At 15 years old, we can be very impressionable – I remember young people flocking to the evangelical Billy Graham – and easily led down paths which later we may regret. I suppose some might say “we reap what we sow” and certainly the hate-mongers of the gutter press have been true to form. But the UK Government and its spiteful, vicious politicians have also sown, by launching illegal wars, creating mayhem in other countries and stoking Islamophobia. We reap….
All I can say is that Javid and his mentor May make me ashamed to be called British. Yes, Begum may have to answer for any crimes she has committed, but more importantly, this young woman needs our protection, love and care, and not the vile posturing of imbeciles.
A slightly different take on the case by David Pratt in The National: https://www.thenational.scot/news/17451005.sajid-javids-tough-guy-routine-has-nothing-to-do-with-national-security/
“I knew of a very charismatic teacher who once worked in an Edinburgh school. She caught girls at a very impressionable age, captured their imaginations, some might say, she “brainwashed” them. She had some views that were fashionable in the 30’s amongst a certain set, but which we would probably now call dangerous, but haven’t disappeared.”
I can’t help thinking that the above seems curiously like a short précis of Murial Spark’s ‘The Prime of Miss Jean Brodie’?

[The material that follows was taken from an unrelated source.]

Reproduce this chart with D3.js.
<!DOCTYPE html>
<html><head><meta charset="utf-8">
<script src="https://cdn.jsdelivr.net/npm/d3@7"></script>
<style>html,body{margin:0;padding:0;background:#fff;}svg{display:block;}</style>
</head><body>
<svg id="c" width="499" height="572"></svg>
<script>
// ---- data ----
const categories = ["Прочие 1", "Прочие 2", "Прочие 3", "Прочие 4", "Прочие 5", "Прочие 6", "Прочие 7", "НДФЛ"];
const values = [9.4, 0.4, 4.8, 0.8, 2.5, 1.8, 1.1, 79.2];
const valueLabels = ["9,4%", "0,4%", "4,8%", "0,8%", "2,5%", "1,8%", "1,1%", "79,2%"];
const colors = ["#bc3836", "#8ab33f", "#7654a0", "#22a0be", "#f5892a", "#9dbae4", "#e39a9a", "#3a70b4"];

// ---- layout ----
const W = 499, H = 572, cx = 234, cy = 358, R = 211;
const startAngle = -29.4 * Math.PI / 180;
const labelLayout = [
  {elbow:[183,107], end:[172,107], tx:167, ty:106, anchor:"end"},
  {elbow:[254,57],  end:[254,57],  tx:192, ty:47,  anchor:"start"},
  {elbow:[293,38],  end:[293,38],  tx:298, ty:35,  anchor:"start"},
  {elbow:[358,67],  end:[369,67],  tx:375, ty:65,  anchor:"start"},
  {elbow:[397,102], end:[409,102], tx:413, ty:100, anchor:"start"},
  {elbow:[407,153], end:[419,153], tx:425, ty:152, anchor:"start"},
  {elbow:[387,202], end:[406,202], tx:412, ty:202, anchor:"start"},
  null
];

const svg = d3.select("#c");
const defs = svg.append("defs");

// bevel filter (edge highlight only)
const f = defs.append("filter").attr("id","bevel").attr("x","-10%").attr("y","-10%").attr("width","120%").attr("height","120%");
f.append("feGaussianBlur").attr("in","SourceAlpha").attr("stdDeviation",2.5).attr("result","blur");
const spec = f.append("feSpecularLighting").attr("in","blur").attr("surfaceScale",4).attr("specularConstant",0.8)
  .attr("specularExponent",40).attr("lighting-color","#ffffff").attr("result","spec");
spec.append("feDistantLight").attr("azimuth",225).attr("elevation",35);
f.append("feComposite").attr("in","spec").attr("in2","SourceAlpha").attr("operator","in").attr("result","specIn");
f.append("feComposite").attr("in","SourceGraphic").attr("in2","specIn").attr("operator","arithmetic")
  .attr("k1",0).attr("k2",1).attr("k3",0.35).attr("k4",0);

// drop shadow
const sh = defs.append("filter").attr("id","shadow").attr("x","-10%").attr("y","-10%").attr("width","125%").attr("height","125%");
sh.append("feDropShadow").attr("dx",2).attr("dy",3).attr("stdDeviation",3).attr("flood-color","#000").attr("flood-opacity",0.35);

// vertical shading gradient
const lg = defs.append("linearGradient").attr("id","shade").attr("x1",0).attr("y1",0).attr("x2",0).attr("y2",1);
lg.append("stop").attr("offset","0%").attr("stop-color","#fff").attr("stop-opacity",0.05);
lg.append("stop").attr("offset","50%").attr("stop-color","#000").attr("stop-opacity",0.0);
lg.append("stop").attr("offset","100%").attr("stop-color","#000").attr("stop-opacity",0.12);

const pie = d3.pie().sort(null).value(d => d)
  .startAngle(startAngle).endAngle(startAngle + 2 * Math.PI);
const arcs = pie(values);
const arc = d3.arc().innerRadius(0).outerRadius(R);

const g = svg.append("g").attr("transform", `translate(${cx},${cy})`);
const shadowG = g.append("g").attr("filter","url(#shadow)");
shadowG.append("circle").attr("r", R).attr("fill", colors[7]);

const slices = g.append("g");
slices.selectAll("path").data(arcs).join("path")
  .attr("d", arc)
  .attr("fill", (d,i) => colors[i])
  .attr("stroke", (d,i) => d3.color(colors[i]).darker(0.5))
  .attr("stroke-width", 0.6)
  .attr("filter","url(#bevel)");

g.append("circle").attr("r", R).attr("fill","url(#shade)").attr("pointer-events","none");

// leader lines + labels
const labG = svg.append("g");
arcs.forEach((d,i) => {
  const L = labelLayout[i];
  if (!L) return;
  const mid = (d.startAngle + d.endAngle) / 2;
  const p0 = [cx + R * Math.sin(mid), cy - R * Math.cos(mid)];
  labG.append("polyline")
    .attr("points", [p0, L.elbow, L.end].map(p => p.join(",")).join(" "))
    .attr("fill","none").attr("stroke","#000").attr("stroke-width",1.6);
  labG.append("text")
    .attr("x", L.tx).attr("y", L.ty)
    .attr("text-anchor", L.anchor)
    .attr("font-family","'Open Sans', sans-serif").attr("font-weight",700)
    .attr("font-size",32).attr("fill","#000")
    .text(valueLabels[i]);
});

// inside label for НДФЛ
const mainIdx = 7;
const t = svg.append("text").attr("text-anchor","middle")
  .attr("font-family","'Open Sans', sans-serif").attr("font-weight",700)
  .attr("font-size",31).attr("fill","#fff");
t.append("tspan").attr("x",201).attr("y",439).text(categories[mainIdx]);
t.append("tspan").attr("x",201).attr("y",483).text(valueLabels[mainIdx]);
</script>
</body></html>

Indeed it is, John. I thought the novel an interesting metaphor of how young (and not so young) people can be influenced by charismatic, persuasive individuals in our (and other) times. Usually, there is some kind of injustice unaddressed by “mainstream” politicians that give these people space to operate. The “war on terror” is one of the issues which has created that space.
“What is at stake is whether or not citizenship is an option, or not. I would argue that it is not”

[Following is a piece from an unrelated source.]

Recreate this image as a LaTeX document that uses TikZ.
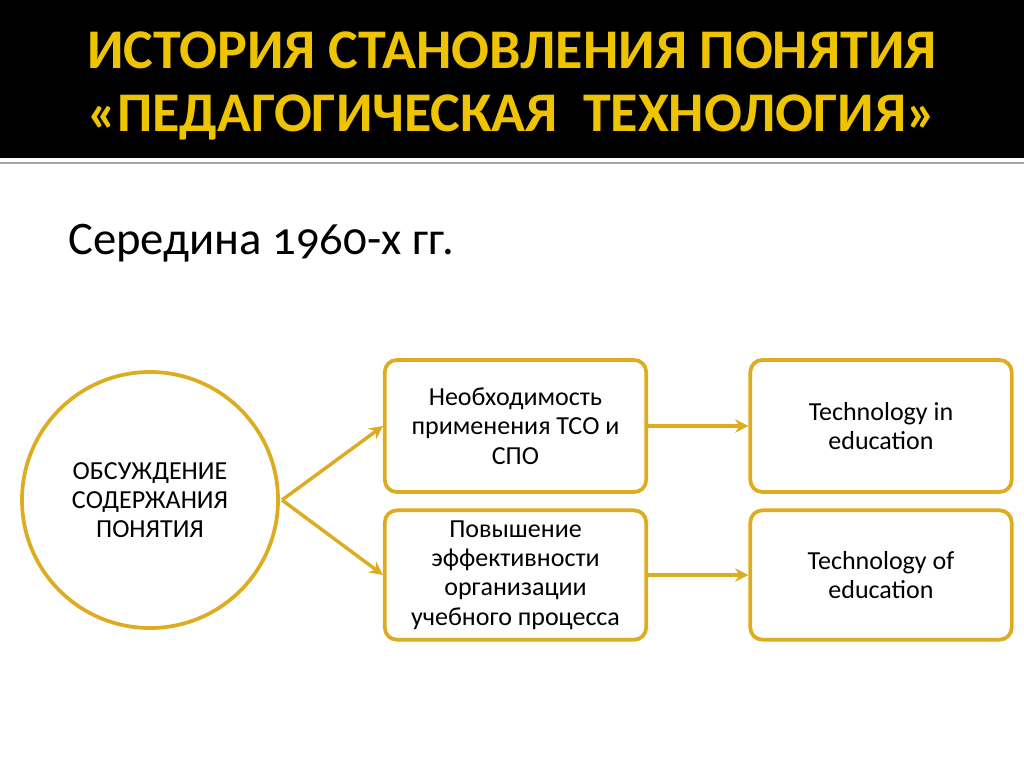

You have said that you have Irish and UK passports. Does this mean you will be giving up one of them?
No
Why should I?
Rather ironically, because you have dual citizenship, your British citizenship can be legally revoked…
That would be ok
“You have said that you have Irish and UK passports. Does this mean you will be giving up one of them?”
What a fatuous question and totally unrelated to the very serious matter at issue, which is not about choosing to give up a passport but having it taked forcibly away.